Director Tomás Gutiérrez Alea is more famous for making Cuba’s first gay-themed movie, 1993’s ‘Strawberry and Chocolate’. But in 1968, for his fifth feature he adapted Edmundo Desnoes’s novel and made a disconsolate meditation which shocked his Marxist masters and now occupies a defining place in Latin American cinema.

Historically, it’s very specific – it reflects the hiatus between the US-led Bay of Pigs invasion in 1961 and John F Kennedy’s announcement of Cuban missile manufacture the next year. But the film stimulates with its stylistic eclecticism, formal experimentalism and intellectual curiosity. ‘You’re nothing,’ says 17-year-old Elena to her lover, Sergio, a 38-year-old intellectual who feels redundant after the revolution.
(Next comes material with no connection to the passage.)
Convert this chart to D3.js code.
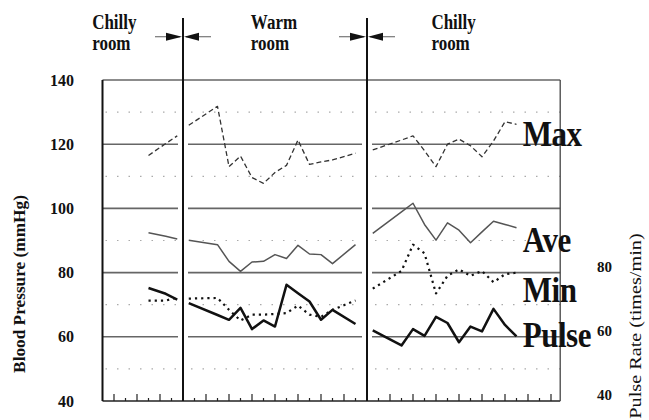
<!DOCTYPE html>
<html>
<head>
<meta charset="utf-8">
<script src="https://cdn.jsdelivr.net/npm/d3@7"></script>
<style>
  html, body { margin: 0; padding: 0; background: #fff; }
  svg { display: block; }
  text { font-family: "Liberation Serif", "Times New Roman", serif; fill: #111; }
</style>
</head>
<body>
<div id="chart"></div>
<script>
// room periods and header labels (x is in time units)
const roomNames = [["Chilly", "room"], ["Warm", "room"], ["Chilly", "room"]];
const roomLabelX = [-0.9, 12.9, 28.6];
const roomChanges = [7, 23];
const xMax = 39.8;

// axes
const bpTicks = [40, 60, 80, 100, 120, 140];
const bpDotted = [50, 70, 90, 110, 130];
const pulseTicks = [40, 60, 80];

// sample times in each room
const times = [
    [4, 5.5, 6.5],
    [7.5, 10, 11, 12, 13, 14, 15, 16, 17, 18, 19, 20, 22],
    [23.5, 26, 27, 28, 29, 30, 31, 32, 33, 34, 35, 36]
];

// blood pressure (mmHg)
const maxBP = [
    [116.5, 120.2, 122.6],
    [125.9, 131.8, 113.0, 116.3, 109.6, 107.8, 111.2, 113.4, 121.3, 113.7, 114.5, 115.1, 117.2],
    [118.2, 121.3, 122.6, 118.0, 113.0, 120.0, 121.6, 119.5, 116.1, 121.0, 127.0, 126.2]
];
const aveBP = [
    [92.4, 91.3, 90.5],
    [90.1, 88.7, 83.5, 80.4, 83.3, 83.5, 85.6, 84.4, 88.5, 85.8, 85.6, 82.8, 88.7],
    [92.2, 98.9, 101.6, 95.0, 90.1, 95.5, 93.2, 89.3, 92.7, 96.0, 95.0, 94.0]
];
const minBP = [
    [71.3, 71.3, 72.2],
    [71.9, 72.1, 68.4, 65.1, 66.9, 66.9, 67.1, 67.4, 69.7, 66.9, 66.2, 68.4, 71.3],
    [75.0, 80.5, 88.7, 86.0, 73.5, 79.0, 81.0, 79.0, 80.5, 77.0, 79.5, 80.0]
];
// pulse rate (times/min)
const pulse = [
    [75.2, 73.4, 71.6],
    [70.5, 66.8, 65.3, 69.0, 62.4, 65.1, 63.2, 76.2, 73.6, 71.0, 65.3, 68.4, 64.0],
    [62.0, 57.3, 62.4, 60.3, 66.2, 64.3, 58.3, 63.2, 61.7, 68.7, 63.7, 60.1]
];

const seriesNames = ["Max", "Ave", "Min", "Pulse"];
const seriesLabelAt = [119.4, 86.3, 70.9, 56.9];
const seriesLabelX = 36.55;

const width = 649, height = 420;

const svg = d3.select("#chart")
    .append("svg")
    .attr("width", width)
    .attr("height", height);

svg.append("rect").attr("width", width).attr("height", height).attr("fill", "#fff");

const x = d3.scaleLinear().domain([0, xMax]).range([102.5, 102.5 + xMax * 11.5]);
const y = d3.scaleLinear().domain([40, 140]).range([401, 80]);

// panel edges, gridlines stop a little short of the room dividers
const edges = [0].concat(roomChanges, [xMax]);
const panels = d3.range(3).map(i => [
    x(edges[i]) + (i > 0 ? 5 : 0),
    x(edges[i + 1]) - (i < 2 ? 5 : 0)
]);

// dotted gridlines
bpDotted.forEach(v => {
    panels.forEach(p => {
        svg.append("line")
            .attr("x1", p[0] + 3).attr("x2", p[1])
            .attr("y1", y(v)).attr("y2", y(v))
            .attr("stroke", "#aaa")
            .attr("stroke-width", 1.2)
            .attr("stroke-dasharray", "1.5,10");
    });
});

// solid gridlines
bpTicks.filter(v => v > 40 && v < 140).forEach(v => {
    panels.forEach(p => {
        svg.append("line")
            .attr("x1", p[0]).attr("x2", p[1])
            .attr("y1", y(v)).attr("y2", y(v))
            .attr("stroke", "#666")
            .attr("stroke-width", 1.6);
    });
});

// frame
svg.append("line")
    .attr("x1", x(0)).attr("x2", x(xMax))
    .attr("y1", y(140)).attr("y2", y(140))
    .attr("stroke", "#666").attr("stroke-width", 1.6);
svg.append("line")
    .attr("x1", x(0)).attr("x2", x(xMax))
    .attr("y1", y(40)).attr("y2", y(40))
    .attr("stroke", "#222").attr("stroke-width", 1.5);
svg.append("line")
    .attr("x1", x(0)).attr("x2", x(0))
    .attr("y1", y(140)).attr("y2", y(40))
    .attr("stroke", "#111").attr("stroke-width", 2);
svg.append("line")
    .attr("x1", x(xMax)).attr("x2", x(xMax))
    .attr("y1", y(140)).attr("y2", y(40))
    .attr("stroke", "#444").attr("stroke-width", 1.3);

// x ticks, taller on odd minutes
svg.append("g")
    .selectAll("line")
    .data(d3.range(1, 40))
    .enter()
    .append("line")
    .attr("x1", d => x(d)).attr("x2", d => x(d))
    .attr("y1", y(40))
    .attr("y2", d => y(40) - (d % 2 ? 7 : 3))
    .attr("stroke", "#222")
    .attr("stroke-width", 1.2);

// left axis labels
svg.append("g")
    .selectAll("text")
    .data(bpTicks)
    .enter()
    .append("text")
    .attr("x", 74)
    .attr("y", d => y(d))
    .attr("dy", "0.35em")
    .attr("text-anchor", "end")
    .style("font-size", "16px")
    .style("font-weight", "bold")
    .text(d => d);

// right axis labels (pulse shares the same scale)
svg.append("g")
    .selectAll("text")
    .data(pulseTicks)
    .enter()
    .append("text")
    .attr("x", 597)
    .attr("y", d => y(d) - 1)
    .style("font-size", "15px")
    .style("font-weight", "bold")
    .text(d => d);

svg.append("text")
    .attr("transform", "translate(19,284) rotate(-90) scale(1.08,1)")
    .attr("dy", "0.35em")
    .attr("text-anchor", "middle")
    .style("font-size", "16px")
    .style("font-weight", "bold")
    .text("Blood Pressure (mmHg)");

svg.append("text")
    .attr("transform", "translate(635,326) rotate(-90) scale(1.19,1)")
    .attr("dy", "0.35em")
    .attr("text-anchor", "middle")
    .style("font-size", "17px")
    .text("Pulse Rate (times/min)");

// series lines, broken at each room change
const line = d3.line()
    .x(d => x(d[0]))
    .y(d => y(d[1]));

const seriesStyle = [
    {values: maxBP, stroke: "#333", width: 1.3, dash: "5,3"},
    {values: aveBP, stroke: "#555", width: 1.5, dash: null},
    {values: minBP, stroke: "#111", width: 2.2, dash: "2.2,4"},
    {values: pulse, stroke: "#111", width: 2.5, dash: null}
];

seriesStyle.forEach(s => {
    times.forEach((t, i) => {
        svg.append("path")
            .datum(t.map((tt, j) => [tt, s.values[i][j]]))
            .attr("d", line)
            .attr("fill", "none")
            .attr("stroke", s.stroke)
            .attr("stroke-width", s.width)
            .attr("stroke-dasharray", s.dash)
            .attr("stroke-linejoin", "round");
    });
});

// room dividers with arrows
roomChanges.forEach(c => {
    const cx = x(c);
    svg.append("line")
        .attr("x1", cx).attr("x2", cx)
        .attr("y1", 18).attr("y2", y(40))
        .attr("stroke", "#111").attr("stroke-width", 2);
    const ay = 36.7;
    svg.append("line")
        .attr("x1", cx - 28).attr("x2", cx - 3)
        .attr("y1", ay).attr("y2", ay)
        .attr("stroke", "#777").attr("stroke-width", 1.2);
    svg.append("line")
        .attr("x1", cx + 3).attr("x2", cx + 28)
        .attr("y1", ay).attr("y2", ay)
        .attr("stroke", "#777").attr("stroke-width", 1.2);
    svg.append("path")
        .attr("d", `M${cx - 1},${ay} L${cx - 17},${ay - 4} L${cx - 17},${ay + 4} Z`)
        .attr("fill", "#111");
    svg.append("path")
        .attr("d", `M${cx + 1},${ay} L${cx + 16},${ay - 4} L${cx + 16},${ay + 4} Z`)
        .attr("fill", "#111");
});

// room headers
roomNames.forEach((name, i) => {
    name.forEach((word, k) => {
        svg.append("text")
            .attr("transform", "translate(" + x(roomLabelX[i]) + "," + (k ? 50 : 29.3) + ") scale(1,1.18)")
            .style("font-size", "17px")
            .style("font-weight", "bold")
            .text(word);
    });
});

// series names on the right
seriesNames.forEach((name, i) => {
    svg.append("text")
        .attr("transform", "translate(" + x(seriesLabelX) + "," + y(seriesLabelAt[i]) + ") scale(1,1.13)")
        .style("font-size", "31px")
        .style("font-weight", "bold")
        .style("letter-spacing", "-0.5px")
        .text(name);
});
</script>
</body>
</html>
As Alea’s camera roams Sergio’s empty flat (his wife and child have fled), we watch him spying on sunbathers or reminiscing about visits to brothels.

This putative essay in self-criticism mutates into something more melancholy, lyrical and universal. As a film about change, outsiderdom and the gaze, it holds a rich fascination. And, despite the film’s flow being interrupted – by Godardian caprice, documentary realism or Russian constructivist-style inserts – it achieves a satisfying integrity.